> Data section:
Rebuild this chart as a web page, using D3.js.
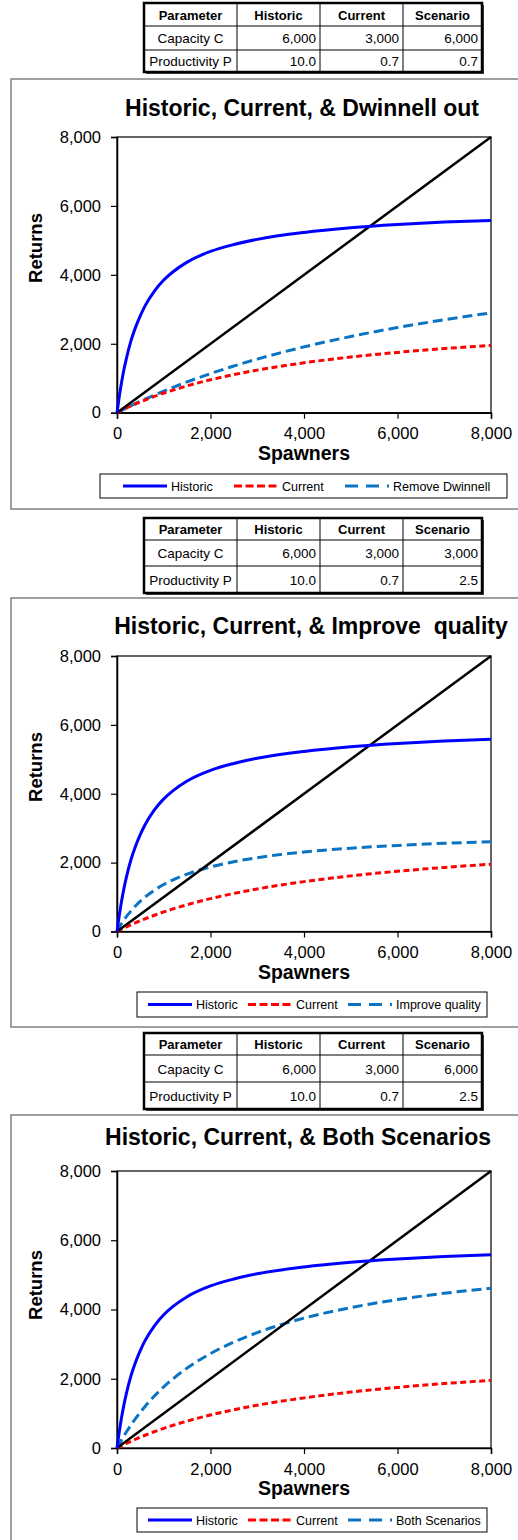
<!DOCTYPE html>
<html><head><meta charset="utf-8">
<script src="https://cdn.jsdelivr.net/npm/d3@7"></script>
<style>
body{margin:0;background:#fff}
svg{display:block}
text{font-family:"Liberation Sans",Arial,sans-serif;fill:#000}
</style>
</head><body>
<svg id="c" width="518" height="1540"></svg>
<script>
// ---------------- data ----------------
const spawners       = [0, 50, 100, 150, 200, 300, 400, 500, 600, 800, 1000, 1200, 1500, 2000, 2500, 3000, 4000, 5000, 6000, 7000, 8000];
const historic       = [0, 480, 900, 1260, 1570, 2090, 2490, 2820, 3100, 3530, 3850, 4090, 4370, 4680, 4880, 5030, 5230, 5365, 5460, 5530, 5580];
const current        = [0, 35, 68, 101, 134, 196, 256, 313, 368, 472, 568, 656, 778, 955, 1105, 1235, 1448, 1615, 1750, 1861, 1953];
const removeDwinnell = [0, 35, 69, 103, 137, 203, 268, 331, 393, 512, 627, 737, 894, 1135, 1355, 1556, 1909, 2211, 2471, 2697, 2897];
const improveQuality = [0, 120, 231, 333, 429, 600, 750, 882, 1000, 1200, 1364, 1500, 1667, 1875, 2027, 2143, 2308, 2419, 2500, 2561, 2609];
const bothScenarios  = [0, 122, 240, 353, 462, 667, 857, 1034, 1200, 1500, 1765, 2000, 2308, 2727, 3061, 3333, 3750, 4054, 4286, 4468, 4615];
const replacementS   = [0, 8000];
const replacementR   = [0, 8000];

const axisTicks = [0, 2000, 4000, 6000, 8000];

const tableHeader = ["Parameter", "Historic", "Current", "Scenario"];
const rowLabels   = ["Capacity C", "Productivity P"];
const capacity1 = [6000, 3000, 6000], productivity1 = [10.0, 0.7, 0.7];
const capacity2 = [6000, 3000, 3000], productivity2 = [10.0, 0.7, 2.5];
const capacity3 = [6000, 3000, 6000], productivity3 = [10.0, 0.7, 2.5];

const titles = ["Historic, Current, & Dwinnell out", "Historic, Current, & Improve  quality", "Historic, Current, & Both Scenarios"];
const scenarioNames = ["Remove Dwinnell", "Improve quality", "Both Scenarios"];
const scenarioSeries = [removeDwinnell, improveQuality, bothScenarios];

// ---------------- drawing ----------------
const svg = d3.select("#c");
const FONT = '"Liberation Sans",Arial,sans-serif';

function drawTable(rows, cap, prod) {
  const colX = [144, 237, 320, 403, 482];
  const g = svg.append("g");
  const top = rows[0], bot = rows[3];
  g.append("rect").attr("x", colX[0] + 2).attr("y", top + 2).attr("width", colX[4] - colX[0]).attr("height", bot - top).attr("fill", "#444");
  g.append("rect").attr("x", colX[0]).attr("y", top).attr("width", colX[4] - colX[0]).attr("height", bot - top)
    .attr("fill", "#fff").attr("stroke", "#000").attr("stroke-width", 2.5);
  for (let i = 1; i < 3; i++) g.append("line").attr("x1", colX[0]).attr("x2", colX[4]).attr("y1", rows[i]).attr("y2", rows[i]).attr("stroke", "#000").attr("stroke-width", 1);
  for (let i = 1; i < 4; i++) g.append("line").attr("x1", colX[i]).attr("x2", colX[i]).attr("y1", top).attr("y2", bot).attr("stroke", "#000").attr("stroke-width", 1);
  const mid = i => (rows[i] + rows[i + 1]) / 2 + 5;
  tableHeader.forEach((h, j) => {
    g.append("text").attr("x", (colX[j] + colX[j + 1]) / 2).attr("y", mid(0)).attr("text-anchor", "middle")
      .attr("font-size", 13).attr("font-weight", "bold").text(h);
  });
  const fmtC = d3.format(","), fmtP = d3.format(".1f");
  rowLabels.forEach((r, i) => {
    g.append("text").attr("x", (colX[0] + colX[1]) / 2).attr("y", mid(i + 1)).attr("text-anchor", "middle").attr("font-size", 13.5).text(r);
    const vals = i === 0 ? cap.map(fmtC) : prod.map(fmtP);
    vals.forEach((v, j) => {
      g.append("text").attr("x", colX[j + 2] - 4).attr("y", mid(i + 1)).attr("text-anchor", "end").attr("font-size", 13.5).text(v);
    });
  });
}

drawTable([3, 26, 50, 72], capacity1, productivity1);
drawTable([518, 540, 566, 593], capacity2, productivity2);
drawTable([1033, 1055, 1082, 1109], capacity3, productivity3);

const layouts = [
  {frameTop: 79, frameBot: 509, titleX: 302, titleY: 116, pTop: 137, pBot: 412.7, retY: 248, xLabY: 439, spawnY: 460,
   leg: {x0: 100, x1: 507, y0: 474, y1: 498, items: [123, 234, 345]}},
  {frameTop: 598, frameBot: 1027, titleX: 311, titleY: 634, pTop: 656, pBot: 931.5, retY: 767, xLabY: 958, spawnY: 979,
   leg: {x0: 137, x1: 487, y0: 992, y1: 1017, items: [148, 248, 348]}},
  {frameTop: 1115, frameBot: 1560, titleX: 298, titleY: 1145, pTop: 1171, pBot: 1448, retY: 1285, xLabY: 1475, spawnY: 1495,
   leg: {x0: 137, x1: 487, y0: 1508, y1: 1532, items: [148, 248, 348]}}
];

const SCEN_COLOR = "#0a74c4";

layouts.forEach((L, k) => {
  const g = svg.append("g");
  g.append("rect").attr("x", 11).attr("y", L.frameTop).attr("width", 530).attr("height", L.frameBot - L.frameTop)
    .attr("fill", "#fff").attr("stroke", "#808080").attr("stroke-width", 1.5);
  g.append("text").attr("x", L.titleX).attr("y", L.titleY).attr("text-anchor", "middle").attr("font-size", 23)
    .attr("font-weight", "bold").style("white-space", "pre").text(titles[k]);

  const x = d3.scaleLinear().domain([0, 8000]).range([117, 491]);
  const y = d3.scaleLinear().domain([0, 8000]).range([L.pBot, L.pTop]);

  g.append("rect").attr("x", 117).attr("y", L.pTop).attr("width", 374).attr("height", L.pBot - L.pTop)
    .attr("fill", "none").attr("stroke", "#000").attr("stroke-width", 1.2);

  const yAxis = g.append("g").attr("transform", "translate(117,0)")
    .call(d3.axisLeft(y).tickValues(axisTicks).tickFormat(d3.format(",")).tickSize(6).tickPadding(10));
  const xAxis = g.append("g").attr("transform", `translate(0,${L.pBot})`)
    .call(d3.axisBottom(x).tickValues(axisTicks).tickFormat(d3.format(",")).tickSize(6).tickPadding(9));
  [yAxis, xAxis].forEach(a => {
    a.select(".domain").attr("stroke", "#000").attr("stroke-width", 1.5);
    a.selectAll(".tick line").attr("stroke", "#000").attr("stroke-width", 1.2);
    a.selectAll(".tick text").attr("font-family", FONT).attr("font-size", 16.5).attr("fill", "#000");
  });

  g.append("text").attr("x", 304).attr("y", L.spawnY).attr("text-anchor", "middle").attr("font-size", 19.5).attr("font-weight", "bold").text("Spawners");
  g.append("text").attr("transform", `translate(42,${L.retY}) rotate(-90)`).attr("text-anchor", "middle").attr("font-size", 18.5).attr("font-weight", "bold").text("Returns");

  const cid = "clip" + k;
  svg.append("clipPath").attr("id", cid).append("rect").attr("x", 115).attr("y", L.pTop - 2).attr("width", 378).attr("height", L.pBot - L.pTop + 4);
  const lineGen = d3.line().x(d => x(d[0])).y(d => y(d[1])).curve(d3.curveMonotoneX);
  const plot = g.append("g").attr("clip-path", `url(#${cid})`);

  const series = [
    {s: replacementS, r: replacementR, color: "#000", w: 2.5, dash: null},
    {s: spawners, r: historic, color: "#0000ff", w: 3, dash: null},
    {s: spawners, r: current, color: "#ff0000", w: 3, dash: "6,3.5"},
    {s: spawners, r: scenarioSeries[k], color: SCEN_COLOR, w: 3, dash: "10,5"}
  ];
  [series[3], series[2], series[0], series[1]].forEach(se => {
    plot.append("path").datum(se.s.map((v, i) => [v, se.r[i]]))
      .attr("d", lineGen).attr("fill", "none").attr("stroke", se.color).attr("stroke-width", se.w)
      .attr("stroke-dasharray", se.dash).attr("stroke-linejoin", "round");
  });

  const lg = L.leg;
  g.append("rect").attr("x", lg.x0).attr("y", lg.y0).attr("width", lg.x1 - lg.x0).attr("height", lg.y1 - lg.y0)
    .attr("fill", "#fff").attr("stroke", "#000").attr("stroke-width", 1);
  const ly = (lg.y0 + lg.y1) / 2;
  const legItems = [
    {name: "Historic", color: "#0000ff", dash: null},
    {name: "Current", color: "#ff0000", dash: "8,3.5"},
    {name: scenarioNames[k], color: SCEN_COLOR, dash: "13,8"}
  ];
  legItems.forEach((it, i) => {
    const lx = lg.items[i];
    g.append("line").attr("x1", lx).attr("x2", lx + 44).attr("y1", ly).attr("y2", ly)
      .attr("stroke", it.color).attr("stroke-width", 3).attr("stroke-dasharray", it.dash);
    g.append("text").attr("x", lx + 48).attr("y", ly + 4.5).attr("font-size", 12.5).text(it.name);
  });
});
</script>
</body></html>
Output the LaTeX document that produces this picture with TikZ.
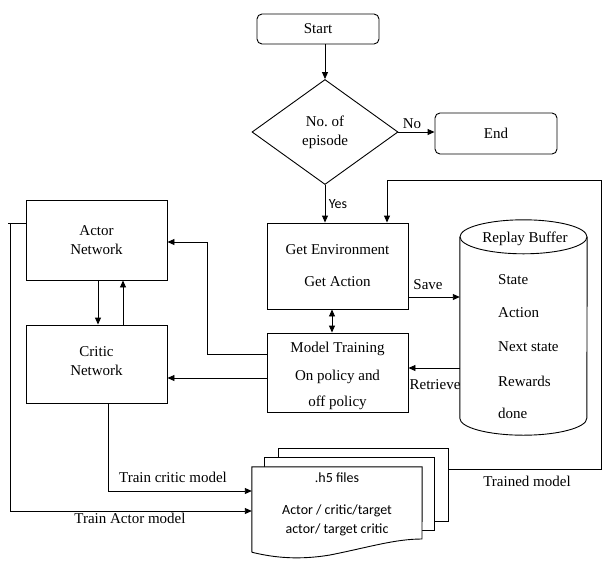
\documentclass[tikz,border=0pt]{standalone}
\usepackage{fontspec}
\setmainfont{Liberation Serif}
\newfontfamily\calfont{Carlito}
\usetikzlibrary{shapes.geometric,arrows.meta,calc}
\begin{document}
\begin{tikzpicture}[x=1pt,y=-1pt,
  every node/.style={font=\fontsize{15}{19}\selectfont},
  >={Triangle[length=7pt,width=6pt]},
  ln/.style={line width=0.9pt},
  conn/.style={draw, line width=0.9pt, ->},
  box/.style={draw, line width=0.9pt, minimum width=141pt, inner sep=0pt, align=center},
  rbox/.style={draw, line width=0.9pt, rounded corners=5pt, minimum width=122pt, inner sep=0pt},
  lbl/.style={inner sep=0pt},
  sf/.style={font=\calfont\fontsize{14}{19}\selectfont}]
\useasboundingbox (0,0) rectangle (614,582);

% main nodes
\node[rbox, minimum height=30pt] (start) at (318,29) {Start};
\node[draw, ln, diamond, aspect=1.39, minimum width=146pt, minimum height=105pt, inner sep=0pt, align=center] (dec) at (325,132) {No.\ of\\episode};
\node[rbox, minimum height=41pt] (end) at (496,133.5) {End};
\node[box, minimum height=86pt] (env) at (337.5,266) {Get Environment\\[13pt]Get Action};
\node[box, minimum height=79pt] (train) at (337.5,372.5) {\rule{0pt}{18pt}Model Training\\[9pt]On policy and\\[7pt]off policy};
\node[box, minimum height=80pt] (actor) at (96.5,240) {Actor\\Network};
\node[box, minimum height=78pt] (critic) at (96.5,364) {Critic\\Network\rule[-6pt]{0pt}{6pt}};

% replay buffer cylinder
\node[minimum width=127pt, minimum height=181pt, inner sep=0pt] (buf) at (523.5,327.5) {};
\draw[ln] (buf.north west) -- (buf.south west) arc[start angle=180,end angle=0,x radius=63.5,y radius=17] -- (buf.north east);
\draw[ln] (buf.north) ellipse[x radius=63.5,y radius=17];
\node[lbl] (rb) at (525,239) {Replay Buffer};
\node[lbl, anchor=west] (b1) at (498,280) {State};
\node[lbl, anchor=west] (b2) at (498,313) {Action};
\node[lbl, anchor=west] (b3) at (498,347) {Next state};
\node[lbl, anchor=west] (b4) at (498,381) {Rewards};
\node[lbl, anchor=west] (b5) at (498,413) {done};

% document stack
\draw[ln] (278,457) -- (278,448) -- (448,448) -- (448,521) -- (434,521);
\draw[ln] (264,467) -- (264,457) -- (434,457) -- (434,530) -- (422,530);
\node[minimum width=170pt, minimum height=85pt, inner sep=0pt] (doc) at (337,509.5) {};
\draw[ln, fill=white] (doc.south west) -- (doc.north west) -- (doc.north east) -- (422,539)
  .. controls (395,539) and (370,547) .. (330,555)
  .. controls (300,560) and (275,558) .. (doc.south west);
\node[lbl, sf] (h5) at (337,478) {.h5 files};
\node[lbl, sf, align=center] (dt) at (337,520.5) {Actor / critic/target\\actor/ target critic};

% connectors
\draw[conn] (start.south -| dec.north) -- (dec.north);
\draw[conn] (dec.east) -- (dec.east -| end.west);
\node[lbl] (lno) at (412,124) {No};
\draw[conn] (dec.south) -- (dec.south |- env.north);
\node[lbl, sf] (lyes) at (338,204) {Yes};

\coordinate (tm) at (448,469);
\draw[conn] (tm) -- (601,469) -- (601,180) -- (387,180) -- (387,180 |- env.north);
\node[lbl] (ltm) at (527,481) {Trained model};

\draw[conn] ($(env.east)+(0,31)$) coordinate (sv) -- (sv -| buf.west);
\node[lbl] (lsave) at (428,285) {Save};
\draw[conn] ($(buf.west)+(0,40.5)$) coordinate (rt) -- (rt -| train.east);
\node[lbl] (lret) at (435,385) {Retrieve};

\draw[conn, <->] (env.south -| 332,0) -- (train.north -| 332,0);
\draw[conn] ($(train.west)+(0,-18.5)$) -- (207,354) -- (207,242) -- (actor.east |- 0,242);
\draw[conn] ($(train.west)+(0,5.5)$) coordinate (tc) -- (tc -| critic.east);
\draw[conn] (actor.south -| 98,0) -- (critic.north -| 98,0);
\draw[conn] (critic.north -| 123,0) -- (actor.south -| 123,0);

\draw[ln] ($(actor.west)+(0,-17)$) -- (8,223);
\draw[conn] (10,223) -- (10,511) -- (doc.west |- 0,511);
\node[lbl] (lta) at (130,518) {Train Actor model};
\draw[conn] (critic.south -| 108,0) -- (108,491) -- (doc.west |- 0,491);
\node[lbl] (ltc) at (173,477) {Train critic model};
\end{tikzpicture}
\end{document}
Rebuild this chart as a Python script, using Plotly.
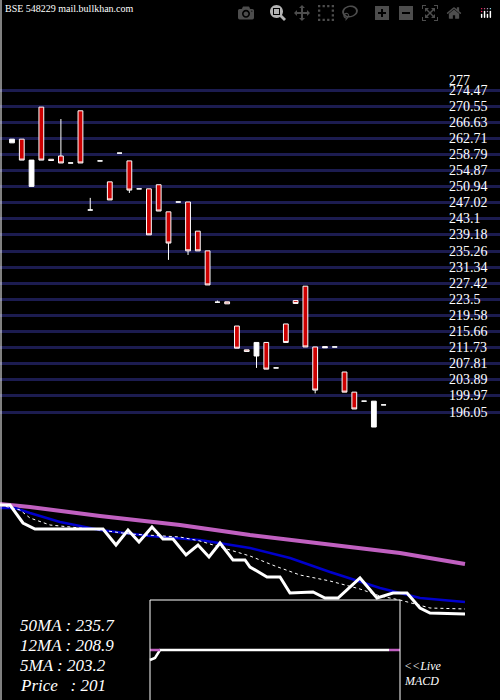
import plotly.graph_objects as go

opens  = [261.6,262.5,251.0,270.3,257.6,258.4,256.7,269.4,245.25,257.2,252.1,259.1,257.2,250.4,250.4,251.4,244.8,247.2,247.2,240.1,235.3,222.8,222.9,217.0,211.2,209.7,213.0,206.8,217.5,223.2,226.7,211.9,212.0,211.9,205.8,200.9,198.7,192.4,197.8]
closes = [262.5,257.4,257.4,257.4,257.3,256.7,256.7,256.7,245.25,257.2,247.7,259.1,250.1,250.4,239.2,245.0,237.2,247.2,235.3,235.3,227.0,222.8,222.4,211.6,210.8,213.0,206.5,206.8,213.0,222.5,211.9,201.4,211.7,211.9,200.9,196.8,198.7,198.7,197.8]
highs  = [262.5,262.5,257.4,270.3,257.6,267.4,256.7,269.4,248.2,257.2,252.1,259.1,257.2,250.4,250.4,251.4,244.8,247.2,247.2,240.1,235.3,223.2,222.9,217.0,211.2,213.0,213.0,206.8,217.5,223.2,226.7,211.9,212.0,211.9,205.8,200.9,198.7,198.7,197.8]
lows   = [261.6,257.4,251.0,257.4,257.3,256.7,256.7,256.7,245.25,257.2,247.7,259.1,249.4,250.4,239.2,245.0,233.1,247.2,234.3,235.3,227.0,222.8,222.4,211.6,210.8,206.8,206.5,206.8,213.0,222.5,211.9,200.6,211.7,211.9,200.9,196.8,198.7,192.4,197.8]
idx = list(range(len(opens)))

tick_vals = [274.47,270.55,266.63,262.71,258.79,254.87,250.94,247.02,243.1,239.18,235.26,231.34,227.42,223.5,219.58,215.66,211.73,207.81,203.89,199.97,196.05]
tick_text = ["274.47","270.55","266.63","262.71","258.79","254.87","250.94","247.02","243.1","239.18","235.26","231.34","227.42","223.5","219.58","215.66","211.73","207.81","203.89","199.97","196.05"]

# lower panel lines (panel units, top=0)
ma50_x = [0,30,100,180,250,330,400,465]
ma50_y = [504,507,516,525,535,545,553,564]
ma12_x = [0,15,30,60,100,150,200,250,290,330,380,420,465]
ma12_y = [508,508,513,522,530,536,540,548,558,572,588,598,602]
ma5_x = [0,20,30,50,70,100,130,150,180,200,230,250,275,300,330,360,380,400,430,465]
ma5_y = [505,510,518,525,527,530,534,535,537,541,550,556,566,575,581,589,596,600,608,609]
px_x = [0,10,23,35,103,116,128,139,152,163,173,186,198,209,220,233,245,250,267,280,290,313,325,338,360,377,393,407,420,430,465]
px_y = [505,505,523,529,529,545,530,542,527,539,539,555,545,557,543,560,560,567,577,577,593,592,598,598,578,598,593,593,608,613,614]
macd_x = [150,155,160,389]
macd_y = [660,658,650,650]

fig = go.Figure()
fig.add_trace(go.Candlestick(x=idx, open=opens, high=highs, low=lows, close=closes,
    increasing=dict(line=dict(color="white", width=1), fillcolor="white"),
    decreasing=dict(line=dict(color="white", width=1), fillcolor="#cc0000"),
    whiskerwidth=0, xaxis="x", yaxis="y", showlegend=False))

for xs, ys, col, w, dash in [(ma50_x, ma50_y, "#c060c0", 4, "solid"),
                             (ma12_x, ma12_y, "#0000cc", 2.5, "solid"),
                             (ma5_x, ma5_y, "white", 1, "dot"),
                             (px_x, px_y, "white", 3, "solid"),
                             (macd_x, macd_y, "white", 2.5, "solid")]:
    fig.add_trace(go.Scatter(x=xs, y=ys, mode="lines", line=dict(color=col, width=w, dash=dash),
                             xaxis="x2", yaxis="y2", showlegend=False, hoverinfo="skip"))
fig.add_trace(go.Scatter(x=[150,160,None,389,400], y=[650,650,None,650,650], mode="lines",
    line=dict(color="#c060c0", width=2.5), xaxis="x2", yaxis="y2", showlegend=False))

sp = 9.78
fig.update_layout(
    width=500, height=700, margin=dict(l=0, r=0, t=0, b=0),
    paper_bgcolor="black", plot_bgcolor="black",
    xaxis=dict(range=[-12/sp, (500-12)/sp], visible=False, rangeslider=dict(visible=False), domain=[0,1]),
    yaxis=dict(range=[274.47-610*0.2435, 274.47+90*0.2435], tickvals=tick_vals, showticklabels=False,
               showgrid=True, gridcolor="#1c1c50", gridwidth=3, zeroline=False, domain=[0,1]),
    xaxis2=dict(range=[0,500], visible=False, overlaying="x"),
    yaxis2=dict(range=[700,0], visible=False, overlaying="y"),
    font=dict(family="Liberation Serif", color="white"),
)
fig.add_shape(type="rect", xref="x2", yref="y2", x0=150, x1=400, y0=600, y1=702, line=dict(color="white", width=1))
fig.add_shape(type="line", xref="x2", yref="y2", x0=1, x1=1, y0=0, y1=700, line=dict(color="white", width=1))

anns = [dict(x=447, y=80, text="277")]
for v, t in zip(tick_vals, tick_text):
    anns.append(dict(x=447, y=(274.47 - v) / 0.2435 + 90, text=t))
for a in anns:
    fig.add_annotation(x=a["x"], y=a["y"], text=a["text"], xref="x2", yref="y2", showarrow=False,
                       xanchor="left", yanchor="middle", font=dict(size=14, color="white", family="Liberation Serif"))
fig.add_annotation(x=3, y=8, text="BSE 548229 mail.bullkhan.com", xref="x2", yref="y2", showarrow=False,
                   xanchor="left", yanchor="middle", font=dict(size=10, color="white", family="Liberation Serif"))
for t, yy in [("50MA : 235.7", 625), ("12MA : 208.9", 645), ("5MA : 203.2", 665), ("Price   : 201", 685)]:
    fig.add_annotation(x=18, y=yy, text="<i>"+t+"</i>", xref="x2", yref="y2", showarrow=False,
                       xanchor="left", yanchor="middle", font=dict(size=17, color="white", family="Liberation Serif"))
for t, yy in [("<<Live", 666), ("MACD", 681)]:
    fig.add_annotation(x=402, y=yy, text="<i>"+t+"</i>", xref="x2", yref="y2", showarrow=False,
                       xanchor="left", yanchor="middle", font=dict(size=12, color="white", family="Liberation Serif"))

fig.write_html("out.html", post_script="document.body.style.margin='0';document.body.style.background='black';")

> Given task:
Every line in the data above that contains "using" needs to be copied.

> Response below:
Rebuild this chart as a web page, using D3.js.
Rebuild this chart as a Python script, using Plotly.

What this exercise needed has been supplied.